Wielgus appeared to fight back tears as he made the announcement in Warsaw Cathedral to shouts of “no” and “stay with us.” Pope Benedict XVI accepted the resignation, according to a statement half an hour earlier from the Vatican’s mission in Poland.
The archbishop said yesterday he talked with Poland’s secret police in the communist era out of a lack of “prudence, courage and determination,” and because he had wanted to continue his academic studies. He denied being a spy.
“It’s one case to pastor the flock when they listen and it’s another when they feel aversion,” said Cardinal Jozef Glemp, Wielgus’s predecessor, at the ceremony. “The Church took this fact into consideration.”
More than half of Poles were against Wielgus’s nomination after learning about his collaboration with the Sluzba Bezpieczenstwa secret police, according to a survey of 1,024 Poles conducted yesterday for TVN.
“The attitude of Archbishop Wielgus during the past years of communist regime hurt his authority,” Vatican spokesman Federico Lombardi said in a statement on the Vatican Radio Web site today. “That’s why, despite his humble and moving request for mercy, the resignation from the service in Warsaw and its fast acceptance by the Holy Father seemed the right solution.”

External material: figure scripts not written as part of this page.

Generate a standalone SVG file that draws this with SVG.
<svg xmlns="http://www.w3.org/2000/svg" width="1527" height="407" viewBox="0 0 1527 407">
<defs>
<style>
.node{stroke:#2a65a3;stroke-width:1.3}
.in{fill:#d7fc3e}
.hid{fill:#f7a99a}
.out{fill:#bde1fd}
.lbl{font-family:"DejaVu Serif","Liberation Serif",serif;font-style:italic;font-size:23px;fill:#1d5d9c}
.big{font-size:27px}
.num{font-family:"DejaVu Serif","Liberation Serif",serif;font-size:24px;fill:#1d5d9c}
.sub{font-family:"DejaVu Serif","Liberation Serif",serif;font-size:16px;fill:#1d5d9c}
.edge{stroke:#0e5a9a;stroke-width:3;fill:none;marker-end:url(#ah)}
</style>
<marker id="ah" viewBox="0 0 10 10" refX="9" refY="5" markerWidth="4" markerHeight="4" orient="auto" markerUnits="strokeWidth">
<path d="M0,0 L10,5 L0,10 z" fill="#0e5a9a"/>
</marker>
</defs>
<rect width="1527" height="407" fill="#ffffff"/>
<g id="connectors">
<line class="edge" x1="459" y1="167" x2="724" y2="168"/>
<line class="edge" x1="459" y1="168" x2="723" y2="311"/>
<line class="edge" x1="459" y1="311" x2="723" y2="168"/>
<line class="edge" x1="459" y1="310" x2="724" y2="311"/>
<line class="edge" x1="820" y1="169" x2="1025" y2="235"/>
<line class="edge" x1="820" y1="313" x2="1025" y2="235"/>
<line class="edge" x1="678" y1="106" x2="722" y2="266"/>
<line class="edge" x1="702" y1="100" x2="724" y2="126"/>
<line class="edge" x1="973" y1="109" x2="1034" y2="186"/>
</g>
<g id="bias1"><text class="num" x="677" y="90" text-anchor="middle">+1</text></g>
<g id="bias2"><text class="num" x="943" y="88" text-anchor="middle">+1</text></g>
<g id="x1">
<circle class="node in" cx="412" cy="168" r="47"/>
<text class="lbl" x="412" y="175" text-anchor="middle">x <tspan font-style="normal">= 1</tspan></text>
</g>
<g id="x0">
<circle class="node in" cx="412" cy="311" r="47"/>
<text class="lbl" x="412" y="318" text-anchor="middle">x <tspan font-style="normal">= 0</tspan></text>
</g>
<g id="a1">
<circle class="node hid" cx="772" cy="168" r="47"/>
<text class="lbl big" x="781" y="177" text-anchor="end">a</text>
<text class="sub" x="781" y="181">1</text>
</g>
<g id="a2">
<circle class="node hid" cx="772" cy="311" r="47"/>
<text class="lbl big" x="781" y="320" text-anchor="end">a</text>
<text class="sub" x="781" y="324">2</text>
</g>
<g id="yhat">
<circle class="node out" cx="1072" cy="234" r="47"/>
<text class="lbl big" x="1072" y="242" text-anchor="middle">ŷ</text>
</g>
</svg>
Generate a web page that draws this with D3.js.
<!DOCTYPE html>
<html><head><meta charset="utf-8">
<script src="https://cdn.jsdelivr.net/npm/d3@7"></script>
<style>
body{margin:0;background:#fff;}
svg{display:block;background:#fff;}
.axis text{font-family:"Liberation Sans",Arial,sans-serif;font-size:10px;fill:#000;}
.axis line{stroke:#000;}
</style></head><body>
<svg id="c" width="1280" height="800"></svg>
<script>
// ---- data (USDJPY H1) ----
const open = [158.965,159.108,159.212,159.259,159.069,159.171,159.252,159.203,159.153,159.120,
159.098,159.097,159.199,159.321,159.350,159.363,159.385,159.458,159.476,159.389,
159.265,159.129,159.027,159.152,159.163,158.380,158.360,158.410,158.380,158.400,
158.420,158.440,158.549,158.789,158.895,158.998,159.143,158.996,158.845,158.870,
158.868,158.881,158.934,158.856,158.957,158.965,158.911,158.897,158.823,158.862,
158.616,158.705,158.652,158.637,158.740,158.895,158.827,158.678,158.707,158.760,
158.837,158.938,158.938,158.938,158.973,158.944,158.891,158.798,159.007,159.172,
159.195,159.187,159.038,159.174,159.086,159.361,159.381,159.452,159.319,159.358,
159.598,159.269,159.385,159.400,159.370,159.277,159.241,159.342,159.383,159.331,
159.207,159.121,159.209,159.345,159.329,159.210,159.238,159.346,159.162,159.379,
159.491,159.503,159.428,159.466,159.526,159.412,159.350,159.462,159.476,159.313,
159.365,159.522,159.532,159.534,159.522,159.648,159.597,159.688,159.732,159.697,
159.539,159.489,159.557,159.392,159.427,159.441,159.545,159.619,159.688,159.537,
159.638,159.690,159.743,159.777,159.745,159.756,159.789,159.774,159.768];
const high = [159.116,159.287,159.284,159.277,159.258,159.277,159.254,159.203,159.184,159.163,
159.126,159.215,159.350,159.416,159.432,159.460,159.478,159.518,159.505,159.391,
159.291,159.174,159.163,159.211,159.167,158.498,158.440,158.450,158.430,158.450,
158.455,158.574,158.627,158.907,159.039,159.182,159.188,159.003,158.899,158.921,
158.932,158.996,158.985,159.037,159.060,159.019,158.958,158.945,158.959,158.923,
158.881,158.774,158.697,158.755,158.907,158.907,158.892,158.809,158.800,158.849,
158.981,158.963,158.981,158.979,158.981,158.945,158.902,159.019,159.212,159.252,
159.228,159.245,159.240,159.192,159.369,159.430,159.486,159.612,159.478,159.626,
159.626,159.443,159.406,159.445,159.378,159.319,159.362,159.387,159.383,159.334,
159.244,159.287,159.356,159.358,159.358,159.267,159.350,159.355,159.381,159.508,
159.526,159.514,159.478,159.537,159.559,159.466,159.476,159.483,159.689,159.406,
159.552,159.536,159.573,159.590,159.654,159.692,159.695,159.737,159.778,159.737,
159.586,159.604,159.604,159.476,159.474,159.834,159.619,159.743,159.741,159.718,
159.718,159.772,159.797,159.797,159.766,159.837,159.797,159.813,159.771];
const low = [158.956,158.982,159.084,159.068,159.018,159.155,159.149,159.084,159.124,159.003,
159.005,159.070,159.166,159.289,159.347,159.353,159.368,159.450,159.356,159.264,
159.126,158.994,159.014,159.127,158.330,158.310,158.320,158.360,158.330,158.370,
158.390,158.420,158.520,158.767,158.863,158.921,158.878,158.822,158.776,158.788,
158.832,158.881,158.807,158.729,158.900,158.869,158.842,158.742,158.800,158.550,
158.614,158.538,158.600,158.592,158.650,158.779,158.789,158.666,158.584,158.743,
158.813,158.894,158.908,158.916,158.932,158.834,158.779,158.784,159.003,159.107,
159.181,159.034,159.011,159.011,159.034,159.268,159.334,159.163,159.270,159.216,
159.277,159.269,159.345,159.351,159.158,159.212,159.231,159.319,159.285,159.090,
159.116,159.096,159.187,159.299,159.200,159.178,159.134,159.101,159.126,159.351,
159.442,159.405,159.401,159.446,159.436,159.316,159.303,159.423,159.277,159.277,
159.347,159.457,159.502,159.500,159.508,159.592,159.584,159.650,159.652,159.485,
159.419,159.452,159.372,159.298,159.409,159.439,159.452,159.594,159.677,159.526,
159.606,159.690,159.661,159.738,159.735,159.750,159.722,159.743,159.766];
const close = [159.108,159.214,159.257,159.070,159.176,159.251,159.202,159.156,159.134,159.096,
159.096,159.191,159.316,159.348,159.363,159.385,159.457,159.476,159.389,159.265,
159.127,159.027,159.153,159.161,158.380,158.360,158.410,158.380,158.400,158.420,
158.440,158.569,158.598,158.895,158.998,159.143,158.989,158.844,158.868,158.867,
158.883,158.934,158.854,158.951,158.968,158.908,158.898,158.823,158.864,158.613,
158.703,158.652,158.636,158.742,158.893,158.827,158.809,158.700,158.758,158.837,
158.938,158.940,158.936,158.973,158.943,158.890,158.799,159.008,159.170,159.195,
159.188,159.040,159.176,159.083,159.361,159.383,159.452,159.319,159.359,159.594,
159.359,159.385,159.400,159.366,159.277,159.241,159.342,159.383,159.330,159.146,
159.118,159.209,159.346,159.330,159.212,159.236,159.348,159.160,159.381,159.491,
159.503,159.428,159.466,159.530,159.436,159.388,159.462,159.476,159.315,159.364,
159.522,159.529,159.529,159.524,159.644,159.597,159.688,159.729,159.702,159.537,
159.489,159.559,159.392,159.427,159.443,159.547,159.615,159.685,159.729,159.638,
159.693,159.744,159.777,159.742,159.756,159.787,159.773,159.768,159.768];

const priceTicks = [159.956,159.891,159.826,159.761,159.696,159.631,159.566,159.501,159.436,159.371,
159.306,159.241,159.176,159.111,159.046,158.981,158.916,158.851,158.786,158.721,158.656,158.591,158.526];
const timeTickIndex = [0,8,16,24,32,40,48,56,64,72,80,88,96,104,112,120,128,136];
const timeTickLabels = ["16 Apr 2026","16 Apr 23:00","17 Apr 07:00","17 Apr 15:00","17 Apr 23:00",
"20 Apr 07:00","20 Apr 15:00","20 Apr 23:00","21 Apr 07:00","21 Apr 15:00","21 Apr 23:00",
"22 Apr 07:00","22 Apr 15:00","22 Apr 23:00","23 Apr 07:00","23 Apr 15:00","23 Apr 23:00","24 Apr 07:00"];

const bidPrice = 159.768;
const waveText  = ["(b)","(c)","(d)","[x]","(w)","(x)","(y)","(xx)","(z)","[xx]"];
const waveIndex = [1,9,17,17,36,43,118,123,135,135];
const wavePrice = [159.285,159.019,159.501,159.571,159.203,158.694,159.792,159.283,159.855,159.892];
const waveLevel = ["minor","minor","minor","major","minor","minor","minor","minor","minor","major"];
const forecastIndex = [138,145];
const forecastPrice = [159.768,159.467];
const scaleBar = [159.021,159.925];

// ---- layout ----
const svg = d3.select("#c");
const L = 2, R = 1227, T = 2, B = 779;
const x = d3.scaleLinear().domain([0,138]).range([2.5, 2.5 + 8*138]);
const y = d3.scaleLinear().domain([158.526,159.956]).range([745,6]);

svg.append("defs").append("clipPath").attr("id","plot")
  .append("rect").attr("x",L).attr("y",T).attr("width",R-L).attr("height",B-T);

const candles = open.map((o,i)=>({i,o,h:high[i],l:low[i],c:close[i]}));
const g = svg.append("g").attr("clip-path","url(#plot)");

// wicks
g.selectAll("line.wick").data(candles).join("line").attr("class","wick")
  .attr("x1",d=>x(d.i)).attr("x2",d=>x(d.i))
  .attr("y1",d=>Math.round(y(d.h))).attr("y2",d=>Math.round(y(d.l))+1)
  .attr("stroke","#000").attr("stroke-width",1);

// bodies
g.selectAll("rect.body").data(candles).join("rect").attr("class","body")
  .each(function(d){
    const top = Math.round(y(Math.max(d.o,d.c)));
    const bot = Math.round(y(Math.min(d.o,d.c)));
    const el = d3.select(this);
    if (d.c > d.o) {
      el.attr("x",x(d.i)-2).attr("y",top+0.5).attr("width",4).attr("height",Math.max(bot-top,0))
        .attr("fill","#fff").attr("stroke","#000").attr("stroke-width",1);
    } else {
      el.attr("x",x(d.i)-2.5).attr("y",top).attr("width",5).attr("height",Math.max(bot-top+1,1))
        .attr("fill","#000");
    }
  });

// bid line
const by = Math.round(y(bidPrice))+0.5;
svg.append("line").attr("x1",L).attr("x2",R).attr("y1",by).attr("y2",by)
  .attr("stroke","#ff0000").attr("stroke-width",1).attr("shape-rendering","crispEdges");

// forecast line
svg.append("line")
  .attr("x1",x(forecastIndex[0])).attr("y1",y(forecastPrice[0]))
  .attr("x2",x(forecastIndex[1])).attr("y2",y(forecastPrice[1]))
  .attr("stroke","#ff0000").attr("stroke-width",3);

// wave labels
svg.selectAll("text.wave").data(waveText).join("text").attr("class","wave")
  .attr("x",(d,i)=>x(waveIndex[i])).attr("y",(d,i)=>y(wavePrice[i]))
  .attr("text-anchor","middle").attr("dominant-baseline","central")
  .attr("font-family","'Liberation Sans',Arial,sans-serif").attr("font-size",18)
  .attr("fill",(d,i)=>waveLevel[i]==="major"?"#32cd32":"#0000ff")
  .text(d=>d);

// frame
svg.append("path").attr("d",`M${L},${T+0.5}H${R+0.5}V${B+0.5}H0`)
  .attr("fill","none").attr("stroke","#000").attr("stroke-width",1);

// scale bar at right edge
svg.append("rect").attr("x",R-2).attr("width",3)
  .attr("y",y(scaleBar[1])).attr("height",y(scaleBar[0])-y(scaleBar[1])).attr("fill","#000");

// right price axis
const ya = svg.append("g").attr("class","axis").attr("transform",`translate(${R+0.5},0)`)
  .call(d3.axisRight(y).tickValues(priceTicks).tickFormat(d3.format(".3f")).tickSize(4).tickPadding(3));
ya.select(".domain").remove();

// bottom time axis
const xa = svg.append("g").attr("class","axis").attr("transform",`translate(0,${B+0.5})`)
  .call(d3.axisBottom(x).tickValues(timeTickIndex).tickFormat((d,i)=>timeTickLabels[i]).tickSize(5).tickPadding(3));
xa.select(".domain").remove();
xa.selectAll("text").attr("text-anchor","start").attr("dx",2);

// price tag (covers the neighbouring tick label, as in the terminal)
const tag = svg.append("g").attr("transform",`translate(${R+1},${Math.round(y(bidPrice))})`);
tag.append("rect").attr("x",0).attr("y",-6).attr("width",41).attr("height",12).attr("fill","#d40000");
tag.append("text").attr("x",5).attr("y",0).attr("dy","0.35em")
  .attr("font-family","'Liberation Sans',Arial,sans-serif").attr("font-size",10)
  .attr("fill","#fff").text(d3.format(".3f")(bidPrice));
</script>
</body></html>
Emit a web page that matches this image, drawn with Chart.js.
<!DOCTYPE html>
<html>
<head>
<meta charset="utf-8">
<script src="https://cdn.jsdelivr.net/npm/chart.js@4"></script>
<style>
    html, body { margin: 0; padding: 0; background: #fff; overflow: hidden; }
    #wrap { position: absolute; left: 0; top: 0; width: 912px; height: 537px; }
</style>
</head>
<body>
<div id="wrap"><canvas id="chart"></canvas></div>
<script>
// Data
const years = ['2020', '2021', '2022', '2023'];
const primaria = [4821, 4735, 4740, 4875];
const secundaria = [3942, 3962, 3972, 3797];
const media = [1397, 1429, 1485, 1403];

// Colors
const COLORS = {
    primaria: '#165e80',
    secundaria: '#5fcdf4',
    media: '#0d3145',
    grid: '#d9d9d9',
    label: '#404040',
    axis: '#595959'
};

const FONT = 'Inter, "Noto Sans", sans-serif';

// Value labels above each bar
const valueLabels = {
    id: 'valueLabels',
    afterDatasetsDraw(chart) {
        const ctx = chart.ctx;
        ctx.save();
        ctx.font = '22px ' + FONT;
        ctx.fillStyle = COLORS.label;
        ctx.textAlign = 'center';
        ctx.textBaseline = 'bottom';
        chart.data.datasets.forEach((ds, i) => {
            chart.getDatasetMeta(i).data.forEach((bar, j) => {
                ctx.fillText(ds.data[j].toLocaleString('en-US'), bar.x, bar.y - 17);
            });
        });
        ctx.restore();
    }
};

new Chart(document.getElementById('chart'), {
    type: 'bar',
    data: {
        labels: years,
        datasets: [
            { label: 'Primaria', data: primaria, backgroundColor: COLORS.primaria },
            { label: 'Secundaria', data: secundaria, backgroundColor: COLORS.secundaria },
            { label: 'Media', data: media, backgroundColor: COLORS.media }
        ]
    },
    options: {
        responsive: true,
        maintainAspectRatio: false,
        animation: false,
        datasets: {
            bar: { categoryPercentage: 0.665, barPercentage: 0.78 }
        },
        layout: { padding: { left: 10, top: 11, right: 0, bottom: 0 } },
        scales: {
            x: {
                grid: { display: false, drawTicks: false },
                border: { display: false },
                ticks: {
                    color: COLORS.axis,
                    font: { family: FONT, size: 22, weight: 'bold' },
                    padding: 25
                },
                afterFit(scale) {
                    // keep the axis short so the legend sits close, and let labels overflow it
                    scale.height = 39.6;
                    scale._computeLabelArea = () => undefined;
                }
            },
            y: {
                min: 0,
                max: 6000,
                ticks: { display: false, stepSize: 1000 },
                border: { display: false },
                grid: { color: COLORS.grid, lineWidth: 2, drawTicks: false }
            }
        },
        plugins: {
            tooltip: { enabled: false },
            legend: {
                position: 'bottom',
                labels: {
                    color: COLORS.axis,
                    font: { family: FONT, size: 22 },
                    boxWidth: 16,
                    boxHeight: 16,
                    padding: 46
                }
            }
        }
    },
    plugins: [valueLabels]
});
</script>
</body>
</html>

Obviously, a person with such a personal history should – perhaps sadly because it does not take into account the kind of person he is today – not be Archbishop.
Ed Morrissey comments:
However, even if all sides had forgiven themselves for their transgressions, it would still be difficult to see how a collaborator that acted as a spy within the Church could ever hope to lead it, even twenty years later. Those who openly served the Communist regime could eventually be forgiven their misguided judgment, but those who informed in secret against their friends and colleagues in a church that actively pursued the nation’s liberation could hardly find trust among its members and leaders afterward.
The Vatican appears to have trusted Wielgus a little too much in his initial denials. They made the right decision when further evidence arose that, as during his period as a collaborator, Wielgus proved unworthy of the church’s trust. It may cause them some discomfort now, but better a little embarrassment over a forced resignation than an exposure of a cover-up to avoid it.